Reality check: Look at Africa. It has failed every single time. Every single black state has gone back to dictatorship, because what liberals don’t get is that “Democracy” is NOT the natural form of government for Africans; “Dictatorship” is the natural form of government for blacks.
In 2014 I tried to explain this African mindset in this article: Julius Nyerere and the mind of the African
You can read my article of 17th of October 2014 for the full details of how Julius Nyerere, the former dictator of Tanzania, one of the “Great liberators” of Africa and whom blacks call the “Teacher of Africa” introduced his African Socialist policies of ”Ujamaa” (oneness, togetherness) which the ANC calls ‘Ubuntu’ and how it plunged Tanzania into a failed state status and abject poverty.
In that article I also mentioned how, according to Nyerere, it is only the West who calls the absence of an opposition a “Dictatorship”.
Six months after The Arusha Declaration of 1967, he held a few “teach-in” lectures (communist propaganda sessions) at the University College of Dar es Salaam where he explained what he meant in more detail. My source is the book, “Africa and the West, Vol2”, page 157-167.
According to Nyerere ‘Democracy’ in its finest form is the will of the people or like Abraham Lincoln said at the Gettysburg address and repeated in the French constitution: “government of the people, for the people and by the people”. ("gouvernement du peuple, par le peuple et pour le peuple").
So if the people prefer a corrupt dictatorship, then that wish should be respected as “Democracy”.
See? Liberals always think they can turn blacks into idealistic carbon copies of themselves and they always think that blacks have the same needs and wants as whites. All blacks need is a little bit of education, a little shove in the right direction and they will be just as whites.
Nothing is further from the truth. You have to accept blacks the way they are, accept the fact that they are vastly different to whites and that their cultures, beliefs and values are different and incompatible with that of White Western Civilization. There can never be any compromise between the two and the solutions are actually quite simply; Total eradication of one by the other or total separation.
Now before all those white liberals choke on their daily brainfood of cinnamon covered applesauce and compliment me by calling me a “racist” (as if they mean it is something bad) let me quote Vusamzulu “Credo” Mutwa, the Zulu Sangoma, on how blacks see democracy. I am quoting from his book, “Indaba my children” (original 1964, 1999 edition) which the Sunday Times called “A work of genius”.
Book IV, the chapter – “The knowledge of the Bantu – General”, Page 655-656
-Start of quote-
“Many of those interested in events in Africa today are surprised that the new emergent African states do not settle for the perfect democratic form of government with a recognized opposition, but that they all turn into dictatorships.
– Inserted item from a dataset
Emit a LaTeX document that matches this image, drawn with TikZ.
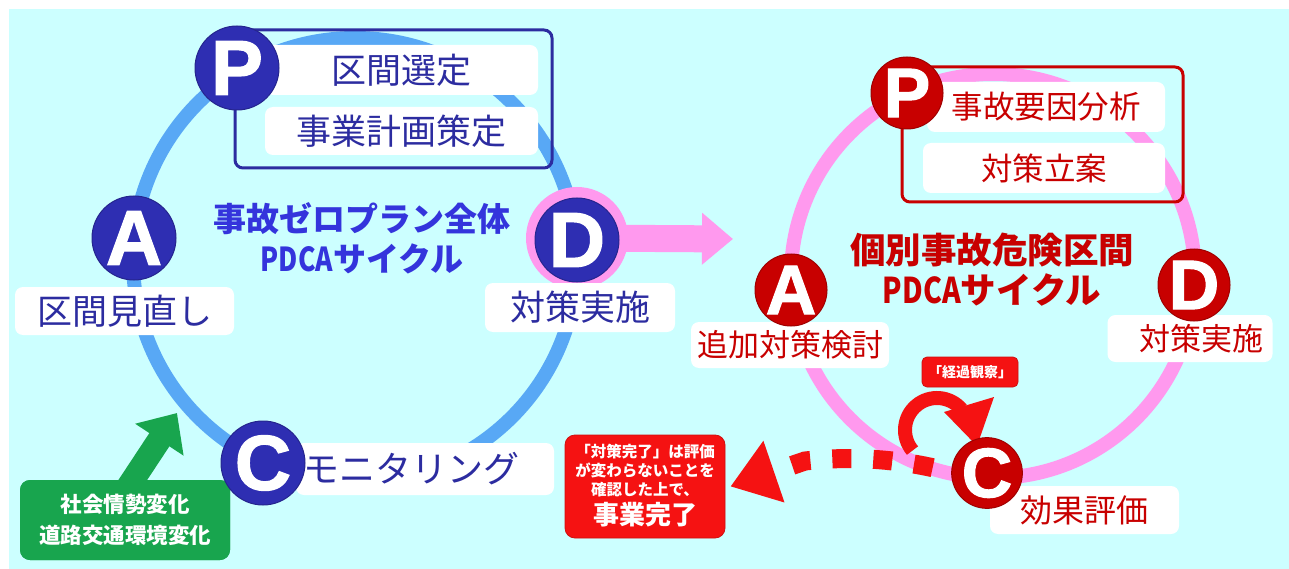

The truth is that the black man cannot fathom how a country can be governed by two enemies constantly at one another’s throats. Such a country can never be happy and stable.
To a black man all disagreements must end in blows and secession. The black man has not the shallow flexible soul that most races have, and to be ruled by two squabbling parties is as alien and repugnant to his mind, as his way of doing things is repugnant to the European mind.
A black man can give his loyalty only to one set of rulers, who rule in oneness of purpose for better or for worse. Sooner or later they find the dual loyalty encouraged by a two-party system not only clumsy and unwieldy, but fatal as well, because to an African a member of the opposition is not merely the man who holds dissenting political views – he is a deadly enemy who must be killed.
Things like ‘friendly rivalry’ and an ‘agreement to disagree’ have no place in the mind of an African. We either hate or we love; we either agree or we disagree and fight to the death.
The black man has a strong parent, or fetish complex, dating from the days when a community could produce only one brave man at a time, who could challenge a savage beast with a bone-tipped spear.
The whole community then looked upon such a hero for its protection. Even today we still choose that one man or woman who will be our living totem pole, our god on earth, our parent symbol; who is the embodiment of all our aspirations and our unity, and to whom we shall give all our love and loyalty and around whom we shall rally in times of evil. This person will be our nation, the symbol of all our ideals and all our dreams. He or she shall be part of us and we shall be part of him or her.
Therefore in the mind of the African, there can only be one ruler to whom all loyalty and love is given, and not two. One is unity and two are disunity.”